The new technology uses free-standing polycrystalline boron doped diamonds (BDD) electrodes. When diamonds are heavily doped with boron they act as metal-like conductors but being able to retain their properties, BDD are the most chemically inert and robust electrode available. Diamox can work with most effluents and have 5 times oxidation capacity of earlier versions. Lab-grown diamonds are indeed advancing the wastewater treatment technologies.


MIT solves Quantum Computing’s obstacle, using diamonds

Lab-grown diamonds
[Image Courtesy: MIT]
Ability for ‘Qubits’ (atomic scale building blocks of quantum computers) to inhabit more than one physical state simultaneously, called as ‘superposition’ is what lies at the heart of quantum computing and gives its exciting potential. However, maintaining stability is a difficult task and can be achieved through feedback control, but a vital part of the process destroys superposition, forcing scientists to rely on their instincts and make necessary adjustments.


However, researchers from MIT have developed a new approach to implement the feedback – using diamond’s Nitrogen-Vacancy (NV) center.

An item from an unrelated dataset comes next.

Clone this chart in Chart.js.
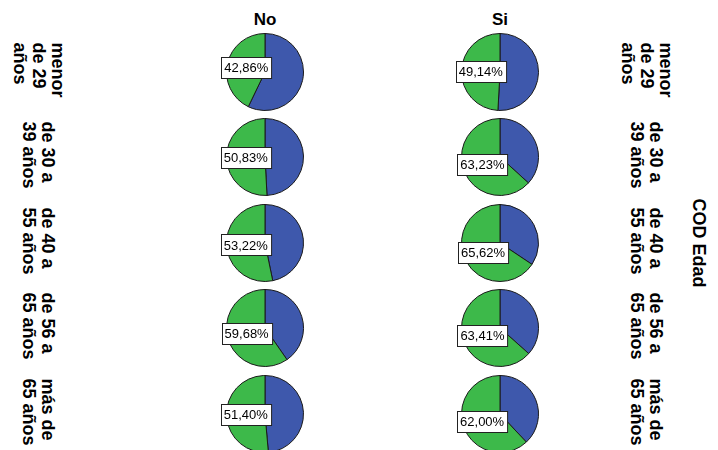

A diamond consists of tetrahedral structure of carbon atoms and if a carbon nucleus is missing from the lattice, a vacancy is formed. A nitrogen atom taking place adjacent to the vacancy creates a NV center, which when subjected to strong magnetic field can up, down or quantum superposition its spin. Further microwave emissions, radio-frequency radiations in a specified spin state can help perform computations using NV and other qubits.

Paola Cappellaro from MIT says that since the NV controller is quantum, one does not need to do measurements to know what’s going on. MIT tests concludes that diamonds enable to keep the NV in much longer position – about 1,000 times longer as it would otherwise have been, indicating that working quantum computers are fast becoming a reality and diamonds are aiding to do that.


Lab-grown diamonds market on a steep growth curve

Global Lab-grown diamonds market is advancing for economic gains. Diamond Foundry, a California based Lab-grown diamond startup, which counts Hollywood actor Leonardo DiCaprio and 10 Silicon Valley billionaires including Twitter founder Evan Williams, SUN Microsystems founder Andreas Bechtolsheim, Facebook cofounder Andrew McCollum, former eBay president Jeff Skoll among its investors, is disrupting the industry.

After a water leak hit its facility in Greenville, South Carolina and leading to a temporary shutdown, US based Scio Diamond, a CVD (Chemical Vapor Deposition) Lab-grown diamond producer is now back to full production capacity.

Nevertheless, though there are no official figures available, Lab-grown diamonds are witnessing a 100% year-on-year growth in North American markets. This trend is however not only limited to US but is happening worldwide, with not just applications in industrial, scientific and hi-tech uses but in jewelry sector too. More millennials are now choosing Lab-grown diamonds for their jewelry purchases mostly because of its ecologically sensitive and socially conscious advantages.

Even Gemological Institute of America (GIA) has certified Lab-grown diamonds as the most “Authentic thing”. With the phenomenal rise and huge market potential, experts even deduce that Lab-grown diamond business offers investment opportunities. GIA’s debut of a new melee screening device confirms the imminent steep growth curve for Lab-grown diamonds.